On it goes; they talk about recurrence after being done for 6 months, waking up from surgery, finding the worst-case scenario has happened, scars that have to be repaired, additional surgeries, mouth sores, bone pain, and losing your eyelashes. I can’t do this. Just sit here, be calm, and don’t show them how your insides have turned to jelly. All these women have survived; you can do this. Oh my god, I can’t do this.

The group is done. I smile and thank those who come to say goodbye; I grab my bag and sweater and head to the front to meet my husband. My husband is still in his meeting room. I can hear them talking; he is talking. He is talking to one, maybe two other people, I think. He’s connecting; they are sharing. I, on the other hand, am a quivering mass of overwhelming anxiety, fear, and doubt, and I am going to lose my damn eyelashes.

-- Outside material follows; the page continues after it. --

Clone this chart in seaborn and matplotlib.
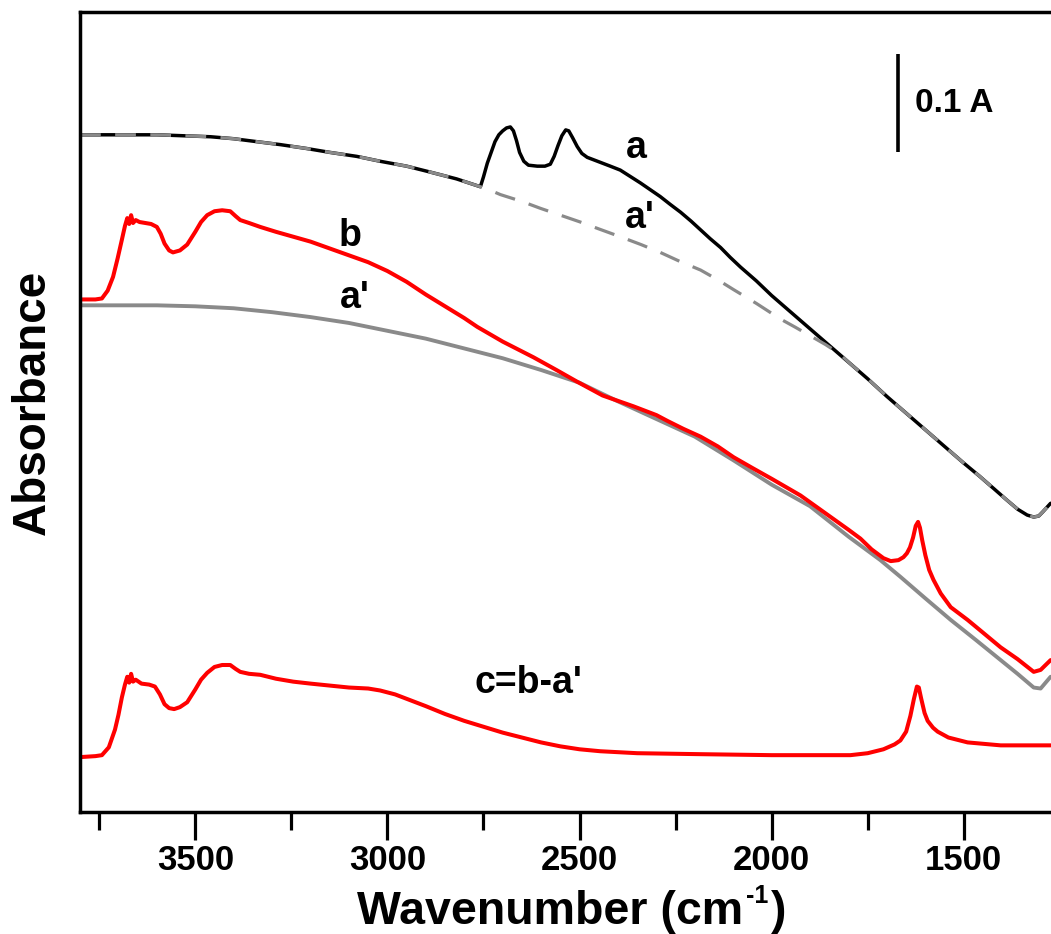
import matplotlib
matplotlib.use("Agg")
import matplotlib.pyplot as plt
from matplotlib.ticker import MultipleLocator
import seaborn as sns

# ---------------- data ----------------
# curve a (black, solid)
wn_a = [3800, 3700, 3600, 3530, 3460, 3400, 3340, 3279, 3210, 3149, 3080, 3019, 2950,
        2889, 2820, 2758, 2750, 2740, 2730, 2720, 2710, 2700, 2690, 2680, 2672, 2664,
        2656, 2645, 2633, 2610, 2590, 2576, 2566, 2556, 2546, 2536, 2528, 2518, 2506,
        2494, 2480, 2460, 2440, 2420, 2394, 2370, 2342, 2316, 2290, 2264, 2237, 2210,
        2185, 2160, 2133, 2108, 2081, 2040, 2000, 1950, 1900, 1850, 1800, 1750, 1700,
        1650, 1600, 1550, 1500, 1460, 1422, 1390, 1360, 1335, 1318, 1305, 1295, 1274]
abs_a = [0.691, 0.691, 0.691, 0.690, 0.689, 0.687, 0.684, 0.681, 0.677, 0.673, 0.669,
         0.664, 0.659, 0.653, 0.646, 0.638, 0.648, 0.662, 0.673, 0.684, 0.691, 0.695,
         0.698, 0.699, 0.695, 0.685, 0.673, 0.664, 0.660, 0.659, 0.659, 0.661, 0.669,
         0.680, 0.690, 0.696, 0.695, 0.688, 0.679, 0.672, 0.668, 0.665, 0.662, 0.659,
         0.655, 0.649, 0.642, 0.635, 0.628, 0.620, 0.612, 0.603, 0.594, 0.585, 0.576,
         0.566, 0.556, 0.542, 0.527, 0.510, 0.493, 0.476, 0.459, 0.442, 0.424, 0.407,
         0.390, 0.373, 0.356, 0.343, 0.330, 0.319, 0.309, 0.303, 0.301, 0.302, 0.306,
         0.315]

# curve a' drawn over a (grey, dashed)
wn_a1 = [3800, 3700, 3600, 3530, 3460, 3400, 3340, 3279, 3210, 3149, 3080, 3019, 2950,
         2889, 2820, 2758, 2730, 2706, 2650, 2602, 2550, 2498, 2450, 2394, 2340, 2290,
         2240, 2185, 2140, 2099, 2040, 1977, 1940, 1900, 1860, 1821, 1800, 1750, 1700,
         1650, 1600, 1550, 1500, 1460, 1422, 1390, 1360, 1335, 1318, 1305, 1295, 1274]
abs_a1 = [0.691, 0.691, 0.691, 0.690, 0.689, 0.687, 0.684, 0.681, 0.677, 0.673, 0.669,
          0.664, 0.659, 0.653, 0.646, 0.638, 0.634, 0.630, 0.623, 0.616, 0.609, 0.602,
          0.595, 0.587, 0.579, 0.571, 0.562, 0.553, 0.543, 0.533, 0.519, 0.503, 0.495,
          0.486, 0.477, 0.467, 0.459, 0.442, 0.424, 0.407, 0.390, 0.373, 0.356, 0.343,
          0.330, 0.319, 0.309, 0.303, 0.301, 0.302, 0.306, 0.315]

# curve a' (grey, solid, shifted)
wn_a2 = [3800, 3700, 3600, 3500, 3400, 3300, 3200, 3100, 3000, 2900, 2800, 2700, 2600,
         2500, 2400, 2300, 2200, 2100, 2000, 1900, 1800, 1717, 1665, 1600, 1534, 1470,
         1404, 1360, 1318, 1300, 1274]
abs_a2 = [0.517, 0.517, 0.517, 0.516, 0.514, 0.510, 0.505, 0.499, 0.491, 0.483, 0.473,
          0.463, 0.451, 0.438, 0.419, 0.401, 0.383, 0.359, 0.334, 0.312, 0.281, 0.257,
          0.240, 0.218, 0.196, 0.176, 0.155, 0.141, 0.127, 0.126, 0.138]

# curve b (red)
wn_b = [3800, 3760, 3743, 3728, 3714, 3702, 3691, 3683, 3677, 3672, 3667, 3662, 3655,
        3645, 3630, 3615, 3600, 3590, 3580, 3568, 3558, 3540, 3521, 3500, 3485, 3469,
        3450, 3430, 3409, 3395, 3383, 3360, 3331, 3290, 3245, 3200, 3150, 3100, 3050,
        3000, 2950, 2900, 2850, 2800, 2766, 2700, 2620, 2560, 2506, 2440, 2360, 2300,
        2271, 2230, 2185, 2140, 2099, 2050, 2000, 1925, 1850, 1800, 1769, 1740, 1709,
        1690, 1670, 1657, 1648, 1640, 1632, 1625, 1619, 1614, 1608, 1600, 1590, 1579,
        1560, 1534, 1490, 1450, 1404, 1360, 1318, 1300, 1274]
abs_b = [0.523, 0.523, 0.524, 0.532, 0.546, 0.565, 0.584, 0.598, 0.606, 0.600, 0.609,
         0.601, 0.604, 0.602, 0.601, 0.600, 0.597, 0.590, 0.580, 0.573, 0.571, 0.573,
         0.579, 0.592, 0.602, 0.609, 0.613, 0.614, 0.613, 0.608, 0.604, 0.601, 0.597,
         0.592, 0.587, 0.582, 0.575, 0.568, 0.561, 0.552, 0.541, 0.528, 0.516, 0.504,
         0.495, 0.480, 0.464, 0.451, 0.439, 0.425, 0.414, 0.405, 0.399, 0.391, 0.383,
         0.373, 0.362, 0.351, 0.340, 0.323, 0.302, 0.288, 0.279, 0.268, 0.259, 0.256,
         0.257, 0.260, 0.264, 0.270, 0.280, 0.292, 0.296, 0.290, 0.277, 0.262, 0.247,
         0.237, 0.223, 0.209, 0.196, 0.183, 0.168, 0.156, 0.143, 0.145, 0.155]

# curve c = b - a' (red)
wn_c = [3800, 3760, 3743, 3725, 3709, 3700, 3691, 3683, 3677, 3672, 3667, 3662, 3655,
        3640, 3620, 3605, 3592, 3580, 3568, 3555, 3540, 3521, 3500, 3485, 3469, 3450,
        3430, 3409, 3395, 3383, 3360, 3331, 3290, 3245, 3200, 3150, 3100, 3050, 3019,
        2980, 2940, 2900, 2850, 2800, 2750, 2700, 2650, 2600, 2550, 2500, 2446, 2350,
        2185, 2000, 1850, 1795, 1750, 1709, 1680, 1665, 1650, 1639, 1630, 1622, 1617,
        1611, 1602, 1594, 1580, 1568, 1540, 1490, 1404, 1274]
abs_c = [0.056, 0.057, 0.058, 0.066, 0.084, 0.099, 0.117, 0.130, 0.138, 0.132, 0.141,
         0.133, 0.135, 0.131, 0.130, 0.128, 0.120, 0.110, 0.106, 0.105, 0.107, 0.112,
         0.125, 0.135, 0.142, 0.148, 0.150, 0.150, 0.146, 0.143, 0.141, 0.140, 0.136,
         0.133, 0.131, 0.129, 0.127, 0.126, 0.124, 0.120, 0.114, 0.108, 0.100, 0.093,
         0.087, 0.081, 0.076, 0.071, 0.067, 0.064, 0.062, 0.060, 0.059, 0.058, 0.058,
         0.058, 0.060, 0.064, 0.069, 0.073, 0.082, 0.098, 0.115, 0.128, 0.127, 0.116,
         0.101, 0.093, 0.086, 0.082, 0.076, 0.071, 0.068, 0.068]

# ---------------- style ----------------
sns.set_style("ticks")
plt.rcParams["font.family"] = ["Liberation Sans", "DejaVu Sans"]
plt.rcParams["font.weight"] = "bold"
plt.rcParams["text.color"] = "black"
plt.rcParams["xtick.color"] = "black"
plt.rcParams["axes.edgecolor"] = "black"

RED = "#ff0000"
GREY = "#8a8a8a"

fig = plt.figure(figsize=(10.51, 9.34), dpi=100)
ax = fig.add_axes([80 / 1051, 122 / 934, 971 / 1051, 800 / 934])

sns.lineplot(x=wn_a2, y=abs_a2, color=GREY, lw=2.8, ax=ax, sort=False, estimator=None)
sns.lineplot(x=wn_b, y=abs_b, color=RED, lw=2.9, ax=ax, sort=False, estimator=None)
sns.lineplot(x=wn_c, y=abs_c, color=RED, lw=2.9, ax=ax, sort=False, estimator=None)
sns.lineplot(x=wn_a, y=abs_a, color="black", lw=2.5, ax=ax, sort=False, estimator=None)
sns.lineplot(x=wn_a1, y=abs_a1, color=GREY, lw=2.3, ax=ax, sort=False, estimator=None,
             linestyle=(0, (6.5, 4.5)))

ax.set_xlim(3800, 1273)
ax.set_ylim(0, 0.8163)
ax.xaxis.set_major_locator(MultipleLocator(500))
ax.xaxis.set_minor_locator(MultipleLocator(250))
ax.set_yticks([])
ax.tick_params(axis="x", which="major", direction="out", length=20, width=2.3,
               labelsize=25, pad=3, colors="black")
ax.tick_params(axis="x", which="minor", direction="out", length=13, width=2.3,
               colors="black")
for lab in ax.get_xticklabels():
    lab.set_fontweight("bold")
ax.spines["right"].set_visible(False)
for s in ("left", "top", "bottom"):
    ax.spines[s].set_linewidth(2.5)
    ax.spines[s].set_color("black")
ax.set_xlabel("")
ax.set_ylabel("")

# curve labels
lbl = dict(fontsize=27, fontweight="bold", ha="center", va="center", color="black")
ax.text(2352, 0.678, "a", **lbl)
ax.text(2342, 0.606, "a'", **lbl)
ax.text(3097, 0.588, "b", **lbl)
ax.text(3084, 0.524, "a'", **lbl)
ax.text(2633, 0.132, "c=b-a'", **lbl)

# scale bar 0.1 A
ax.vlines(1670, 0.673, 0.773, color="black", lw=2.6)
ax.text(1626, 0.723, "0.1 A", fontsize=24, fontweight="bold", ha="left", va="center")

# axis titles
W, H = 1051.0, 934.0
renderer = fig.canvas.get_renderer()
yb = 1 - 924 / H
t1 = fig.text(357 / W, yb, "Wavenumber (cm", fontsize=33.5, fontweight="bold",
              ha="left", va="baseline", color="black")
bb1 = t1.get_window_extent(renderer=renderer)
t2 = fig.text(bb1.x1 / W + 3 / W, yb + 21 / H, "-1", fontsize=18, fontweight="bold",
              ha="left", va="baseline", color="black")
bb2 = t2.get_window_extent(renderer=renderer)
fig.text(bb2.x1 / W + 2 / W, yb, ")", fontsize=33.5, fontweight="bold",
         ha="left", va="baseline", color="black")
fig.text(33 / W, 1 - 402 / H, "Absorbance", fontsize=33, fontweight="bold",
         rotation=90, ha="center", va="center", color="black")

fig.savefig("out.png", dpi=100)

He finally comes out. He is still talking with one of the guys from his group. He is bonding; I am falling apart. We’re being asked to exit the building so they can lock up. My husband gets a phone number; he’s making connections. This man who thought he would not fit in would not belong is belonging.

Goodbyes are exchanged, and we head to our car. He’s holding my hand, he’s telling me about his group. I just keep nodding, uh-huh, yeah. Then he asks me how I am. My lungs don’t work, all that gray and red fear and anxiety is no longer a tight little ball in the corner of my gut, it’s free, flying throughout my body, my knees want to buckle, my ears buzz, my heart feels as if it has stopped. All this starts to leak out of my eyes. I squeeze them shut, and all I can do is shake my head. No, no, I am not alright. He asks me what is wrong, all I can say is “It’s just too much, it’s too much, I can’t do this yet, it’s too much….” and I crumble and fall to pieces. He’s holding me and saying he’s so sorry. He didn’t mean to break me. He made me do this, and I am broken.

I am so lost. I don’t know how to pull this together right now. I don’t know how to stop the falling apart. It was the damn eyelashes… He’s holding me and telling me we can do this. It doesn’t matter what I physically lose in this process, we will survive this, and be stronger on the other side. He’s getting me to talk, what was it that was so overwhelming? It was all of it. I realize I am in mourning. I am mourning the loss of my life as I have known it to this point. I am mourning the loss of my security, knowing I had beat cancer, I would live a long life watching my family grow, watching our grandson grow, learn, fall in love, be heartbroken fall in love again, have a family. Grow old with my husband. Now all that could be gone. Uncertainty, tests, and anxiety for years until I know this is beat yet again. Mourning the loss of my breasts, which I realized in a moment in that room that I love. I love that I have nursed three children from them and that my husband knows how to touch them just right. I love their weight and shape. How they look in my clothes. I am morning, and they will forever be changed from this. If I only have a lumpectomy, it will change one, and the other will be changed to match.

I am mourning the loss of my innocence in dealing with cancer at this magnitude. I am mourning that I have to know all these things about chemo, and nutrition and lymph nodes, losing my hair, and regrowing eyelashes, dry mouth, nausea, bone pain, exhaustion, battling mouth sores, and radiation burns and surgery, scar tissue, infections, and lymphedema…

Life is broken, life is sad, life has kicked me when I was down.